● Exercise directions:
Extract the lines that hold the string "matplotlib".

● Data:
▶
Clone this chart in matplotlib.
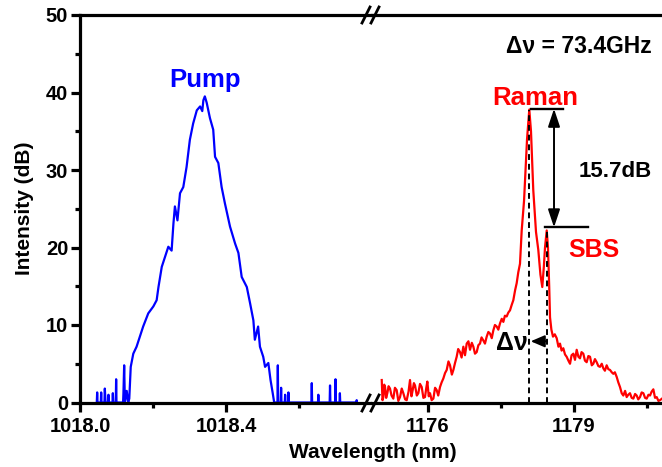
import matplotlib
matplotlib.use("Agg")
import matplotlib.pyplot as plt
from matplotlib.lines import Line2D

plt.rcParams['font.family'] = ['Liberation Sans', 'DejaVu Sans']
plt.rcParams['font.weight'] = 'bold'

# ---------------- data ----------------
pump_wl = [1018.046, 1018.047, 1018.048, 1018.057, 1018.058, 1018.059,
           1018.067, 1018.068, 1018.070, 1018.077, 1018.078, 1018.079,
           1018.089, 1018.090, 1018.091, 1018.098, 1018.099, 1018.100,
           1018.118, 1018.119, 1018.121, 1018.123, 1018.128, 1018.132,
           1018.135, 1018.139, 1018.146, 1018.155, 1018.164, 1018.173,
           1018.187, 1018.201, 1018.210, 1018.215, 1018.224, 1018.233,
           1018.242, 1018.251, 1018.256, 1018.260, 1018.267, 1018.274,
           1018.283, 1018.292, 1018.301, 1018.310, 1018.320, 1018.329,
           1018.335, 1018.338, 1018.342, 1018.347, 1018.356, 1018.365,
           1018.370, 1018.379, 1018.388, 1018.397, 1018.411, 1018.425,
           1018.434, 1018.443, 1018.457, 1018.466, 1018.475, 1018.479,
           1018.488, 1018.493, 1018.502, 1018.507, 1018.516, 1018.522,
           1018.528, 1018.532, 1018.541, 1018.542, 1018.543, 1018.550,
           1018.551, 1018.552, 1018.561, 1018.562, 1018.563, 1018.570,
           1018.571, 1018.572, 1018.579, 1018.580, 1018.581, 1018.634,
           1018.635, 1018.636, 1018.652, 1018.653, 1018.654, 1018.684,
           1018.685, 1018.686, 1018.699, 1018.700, 1018.701, 1018.711,
           1018.712, 1018.713, 1018.757, 1018.758, 1018.759]
pump_db = [0.0, 1.3, 0.0, 0.0, 1.3, 0.0,
           0.0, 1.8, 0.0, 0.0, 1.0, 0.0,
           0.0, 1.2, 0.0, 0.0, 3.0, 0.0,
           0.0, 1.2, 4.8, 0.0, 1.5, 0.0,
           0.5, 4.6, 6.3, 7.2, 8.5, 9.8,
           11.5, 12.4, 13.2, 14.9, 17.5, 18.8,
           20.1, 19.6, 23.1, 25.3, 23.5, 27.0,
           27.8, 30.4, 33.9, 36.0, 37.7, 38.2,
           37.6, 39.0, 39.5, 38.7, 36.7, 35.2,
           31.7, 30.9, 27.8, 25.7, 22.7, 20.5,
           19.3, 16.2, 14.9, 12.8, 10.6, 8.1,
           9.8, 7.2, 5.9, 4.6, 5.1, 2.9,
           1.2, 0.0, 0.0, 4.8, 0.0, 0.0,
           1.9, 0.0, 0.0, 1.0, 0.0, 0.0,
           1.3, 0.0, 0.0, 0.0, 0.0, 0.0,
           2.5, 0.0, 0.0, 1.0, 0.0, 0.0,
           2.2, 0.0, 0.0, 3.0, 0.0, 0.0,
           1.2, 0.0, 0.0, 0.3, 0.0]

raman_wl = [1175.049, 1175.065, 1175.082, 1175.100, 1175.117, 1175.140,
            1175.164, 1175.190, 1175.219, 1175.250, 1175.287, 1175.320,
            1175.356, 1175.390, 1175.425, 1175.460, 1175.493, 1175.530,
            1175.562, 1175.600, 1175.630, 1175.660, 1175.685, 1175.710,
            1175.733, 1175.770, 1175.801, 1175.835, 1175.870, 1175.905,
            1175.938, 1175.965, 1175.986, 1176.015, 1176.041, 1176.075,
            1176.110, 1176.145, 1176.178, 1176.210, 1176.247, 1176.280,
            1176.315, 1176.350, 1176.384, 1176.420, 1176.452, 1176.490,
            1176.521, 1176.555, 1176.589, 1176.620, 1176.658, 1176.690,
            1176.726, 1176.760, 1176.795, 1176.830, 1176.863, 1176.900,
            1176.932, 1176.965, 1177.000, 1177.035, 1177.068, 1177.100,
            1177.137, 1177.170, 1177.206, 1177.240, 1177.274, 1177.310,
            1177.342, 1177.375, 1177.411, 1177.445, 1177.479, 1177.515,
            1177.548, 1177.580, 1177.616, 1177.650, 1177.685, 1177.720,
            1177.753, 1177.790, 1177.822, 1177.855, 1177.890, 1177.925,
            1177.973, 1178.035, 1178.081, 1178.116, 1178.163, 1178.219,
            1178.266, 1178.310, 1178.348, 1178.380, 1178.404, 1178.439,
            1178.465, 1178.490, 1178.507, 1178.535, 1178.568, 1178.605,
            1178.644, 1178.680, 1178.712, 1178.745, 1178.780, 1178.815,
            1178.849, 1178.885, 1178.918, 1178.950, 1178.986, 1179.020,
            1179.055, 1179.090, 1179.123, 1179.155, 1179.191, 1179.225,
            1179.260, 1179.295, 1179.329, 1179.365, 1179.397, 1179.430,
            1179.466, 1179.500, 1179.534, 1179.570, 1179.603, 1179.635,
            1179.671, 1179.705, 1179.740, 1179.775, 1179.808, 1179.840,
            1179.877, 1179.910, 1179.945, 1179.980, 1180.013, 1180.050,
            1180.082, 1180.115, 1180.150, 1180.185, 1180.219, 1180.255,
            1180.288, 1180.320, 1180.356, 1180.390, 1180.425, 1180.460,
            1180.493, 1180.530, 1180.562, 1180.595, 1180.630, 1180.665,
            1180.699, 1180.735, 1180.767, 1180.808]
raman_db = [2.9, 0.3, 0.7, 2.3, 2.0, 0.6,
            1.2, 2.1, 1.8, 0.9, 0.5, 1.9,
            1.6, 0.2, 0.7, 1.8, 1.2, 0.4,
            0.3, 1.4, 2.9, 0.8, 1.6, 2.5,
            2.2, 0.9, 1.2, 2.4, 2.0, 0.6,
            0.7, 1.9, 2.7, 0.8, 1.2, 0.3,
            0.5, 1.9, 1.6, 0.9, 2.0, 2.6,
            3.1, 3.8, 4.2, 5.3, 4.8, 3.6,
            4.2, 5.1, 5.9, 6.9, 6.5, 5.8,
            7.2, 6.1, 7.6, 7.9, 6.8, 7.7,
            7.2, 6.3, 6.5, 7.4, 7.6, 8.4,
            8.0, 7.6, 8.5, 9.1, 8.9, 8.3,
            9.3, 10.0, 9.8, 9.4, 10.2, 10.8,
            10.4, 11.2, 11.1, 11.6, 11.9, 12.6,
            13.2, 14.5, 15.4, 16.8, 17.9, 22.2,
            26.0, 34.0, 37.8, 35.0, 27.4, 22.0,
            19.7, 16.5, 14.9, 17.5, 20.0, 22.2,
            20.0, 15.0, 11.0, 9.4, 8.5, 8.8,
            8.3, 7.2, 7.6, 6.7, 7.0, 6.2,
            5.9, 5.4, 5.0, 6.1, 6.3, 5.5,
            6.8, 5.9, 5.7, 6.5, 6.3, 5.4,
            5.2, 6.0, 5.9, 4.8, 5.0, 5.6,
            5.2, 4.7, 4.6, 5.0, 4.4, 4.1,
            4.8, 4.3, 4.2, 3.9, 3.7, 3.9,
            3.3, 2.6, 2.0, 1.2, 0.9, 1.5,
            0.7, 1.0, 1.2, 0.6, 0.5, 1.1,
            0.9, 0.4, 0.7, 1.3, 1.2, 0.6,
            0.5, 1.0, 0.9, 1.4, 1.7, 0.6,
            0.7, 0.2, 0.3, 0.5]

y_ticks = [0, 10, 20, 30, 40, 50]
x_ticks_left = [1018.0, 1018.4]
x_ticks_right = [1176, 1179]
x_labels_left = ['1018.0', '1018.4']
x_labels_right = ['1176', '1179']

raman_peak = (1178.085, 37.8)
sbs_peak = (1178.439, 22.2)

# ---------------- figure ----------------
W, H = 662, 467
fig = plt.figure(figsize=(W / 100, H / 100), dpi=100)

def fx(px):
    return px / W

def fy(py):
    return 1 - py / H

y_top_px, y_bot_px = 15, 402.5
x_left_px, x_break_px, x_right_px = 80, 372, 662
bottom = fy(y_bot_px)
height = fy(y_top_px) - bottom

ax1 = fig.add_axes([fx(x_left_px), bottom, fx(x_break_px - x_left_px), height])
ax2 = fig.add_axes([fx(x_break_px), bottom, fx(x_right_px - x_break_px), height])

ax1.plot(pump_wl, pump_db, color='#0000ff', lw=1.6)
ax2.plot(raman_wl, raman_db, color='#ff0000', lw=1.6)

ax1.set_xlim(1018.0, 1018.8)
ax2.set_xlim(1174.849, 1180.808)
for ax in (ax1, ax2):
    ax.set_ylim(0, 50)
    for s in ax.spines.values():
        s.set_linewidth(2.3)
    ax.tick_params(which='major', direction='out', length=6.5, width=2.3,
                   labelsize=14.5, pad=4)
    ax.tick_params(which='minor', direction='out', length=3.5, width=2.3)

ax1.spines['right'].set_visible(False)
ax2.spines['left'].set_visible(False)
ax2.spines['right'].set_visible(False)

ax1.set_yticks(y_ticks)
ax1.set_yticklabels([str(v) for v in y_ticks], fontweight='bold')
ax1.set_yticks([5, 15, 25, 35, 45], minor=True)
ax1.tick_params(axis='y', pad=2)
ax2.set_yticks([])
ax2.tick_params(axis='y', which='both', left=False)

ax1.set_xticks(x_ticks_left)
ax1.set_xticklabels(x_labels_left, fontweight='bold')
ax1.set_xticks([1018.2, 1018.6], minor=True)
ax2.set_xticks(x_ticks_right)
ax2.set_xticklabels(x_labels_right, fontweight='bold')
ax2.set_xticks([1177.5, 1180.5], minor=True)

# break marks
for cx in (366, 375):
    for cy in (403, 15):
        fig.add_artist(Line2D([fx(cx - 4), fx(cx + 4)], [fy(cy + 8), fy(cy - 8)],
                              color='black', lw=2.0))

# axis labels
fig.text(fx(373), fy(453), 'Wavelength (nm)', ha='center', va='center',
         fontsize=15, fontweight='bold')
fig.text(fx(24), fy(208.75), 'Intensity (dB)', ha='center', va='center',
         rotation=90, fontsize=15, fontweight='bold')

# annotations
ax1.text(1018.342, 40.7, 'Pump', color='#0000ff', fontsize=18.5,
         fontweight='bold', ha='center', va='baseline')
ax2.text(1178.2, 38.4, 'Raman', color='#ff0000', fontsize=18.5,
         fontweight='bold', ha='center', va='baseline')
ax2.text(1179.41, 18.8, 'SBS', color='#ff0000', fontsize=18,
         fontweight='bold', ha='center', va='baseline')
ax2.text(1179.85, 29.1, '15.7dB', color='black', fontsize=16,
         fontweight='bold', ha='center', va='baseline')
ax2.text(1179.1, 45.1, 'Δν = 73.4GHz', color='black', fontsize=16.5,
         fontweight='bold', ha='center', va='baseline')
ax2.text(1177.73, 7.7, 'Δν', color='black', fontsize=18,
         fontweight='bold', ha='center', va='center')

# dashed lines
ax2.plot([raman_peak[0], raman_peak[0]], [0, raman_peak[1]], color='black',
         lw=1.4, ls=(0, (3, 2)))
ax2.plot([sbs_peak[0], sbs_peak[0]], [0, sbs_peak[1]], color='black',
         lw=1.4, ls=(0, (3, 2)))

# horizontal reference lines
ax2.plot([1178.12, 1178.774], [37.9, 37.9], color='black', lw=1.7)
ax2.plot([1178.404, 1179.294], [22.6, 22.6], color='black', lw=1.7)

# vertical double arrow
ax2.annotate('', xy=(1178.589, 22.6), xytext=(1178.589, 37.9),
             arrowprops=dict(arrowstyle='<|-|>,head_length=0.9,head_width=0.3',
                             lw=1.4, color='black', shrinkA=0, shrinkB=0,
                             mutation_scale=12))
# small delta-nu arrow
ax2.annotate('', xy=(1178.11, 7.9), xytext=(1178.439, 7.9),
             arrowprops=dict(arrowstyle='-|>,head_length=0.7,head_width=0.3',
                             lw=1.4, color='black', shrinkA=0, shrinkB=0,
                             mutation_scale=12))

fig.savefig('out.png', dpi=100)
◀
● Expected answer:
Clone this chart in matplotlib.
import matplotlib
matplotlib.use("Agg")
import matplotlib.pyplot as plt
from matplotlib.lines import Line2D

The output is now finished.